Buna göre, sanığın ceza yargılamasındaki en önemli haklarından birisi de; yargılamanın her aşamasında göz önünde bulundurulması gereken savunma hakkıdır. Anayasa ve uluslararası sözleşmelerle güvence altına alınmış olan bu hakkın, herhangi bir nedenle sınırlandırılması mümkün değildir. Nitekim 5320 sayılı Kanunun 8/1. maddesi uyarınca halen yürürlükte bulunan 1412 sayılı CMUK’nın 308/8. maddesine göre de savunma hakkının kısıtlanması mutlak bozma nedenlerindendir. CMK"nın 226. maddesinin 2. fıkrasında yer alan "cezanın artırılmasını veya cezaya ek olarak güvenlik tedbirlerinin uygulanmasını gerektirecek hâller, ilk defa duruşma sırasında ortaya çıktığında aynı hüküm uygulanır" ifadesi, "iddianamede gösterilmeyen bir kanun hükmü gereğince, sanığın cezasının artırılması veya sanık hakkında güvenlik tedbiri uygulanması gerektiğinde de birinci fıkrada olduğu gibi durum sanığa veya varsa müdafiine bildirilerek ek savunma tanınması gerekir" anlamındadır.
Ceza Genel Kurulu’nun 17.04.2007 tarihli ve 2007/71-98 sayılı kararında, TCK’nın 58. maddesinde düzenlenmiş bulunan tekerrürün, güvenlik tedbirlerine ilişkin bölümde yer almasına rağmen, maddi ceza hukukuna ilişkin olduğu belirtilmiş; sonraki kararlarında da aynı görüş istikrarlı olarak sürdürülmüştür.
5237 sayılı TCK’nın 58. maddesinde yer alan tekerrür hükümleri, ister maddî ceza normu ister güvenlik tedbiri normu olarak kabul edilsin, iddianamede gösterilmemiş ise, bu hükümlerin uygulanabilmesi için CMK’nın 226. maddesi gereğince sanığa veya varsa müdafiine durumun bildirilmesi ve ek savunma hakkı tanınması zorunludur.
Adlî sicil kaydı, CMK’nın 209. maddesi gereğince duruşmada okunması zorunlu belgelerdendir. Tekerrür oluşturan mahkûmiyet hükmünün yer aldığı adlî sicil kaydının duruşmada okunması üzerine sanığın okunan kaydın kendisine ait olduğunu veya bu belgeye karşı bir diyeceğinin bulunmadığını söylemesinin ek savunma yerine geçmesi mümkün değildir.

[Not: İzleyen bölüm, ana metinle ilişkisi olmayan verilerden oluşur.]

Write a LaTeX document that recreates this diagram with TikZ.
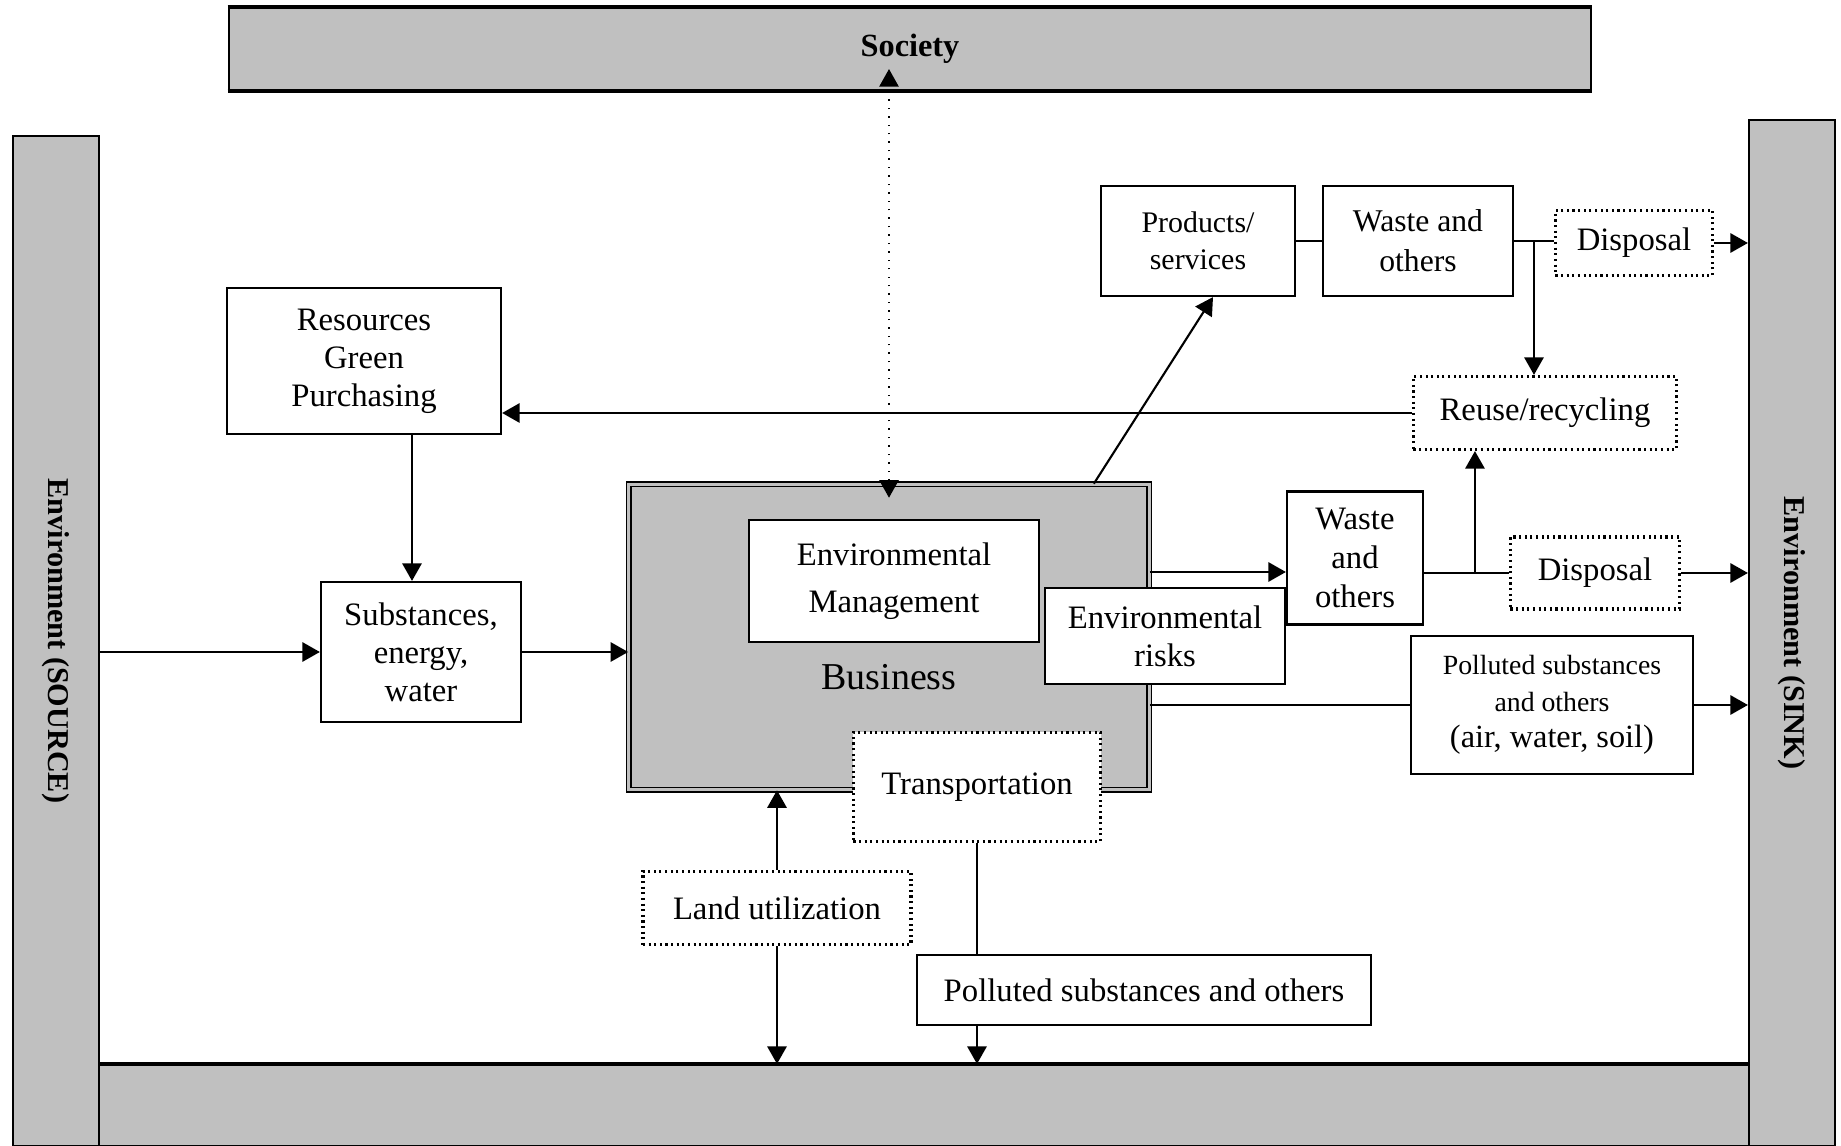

Emredici nitelikte olan CMK’nın 226. maddesi gözardı edilerek, sanık ..."e ek savunma hakkı verilmeden, TCK’nın 58. maddesinin uygulanması kanuna aykırı olduğundan, Sayın çoğunluğun sanığın adli sicil kaydının okunmuş olması nedeniyle ek savunma verilmesi gerekmediği yönündeki düşüncesine katılmıyorum.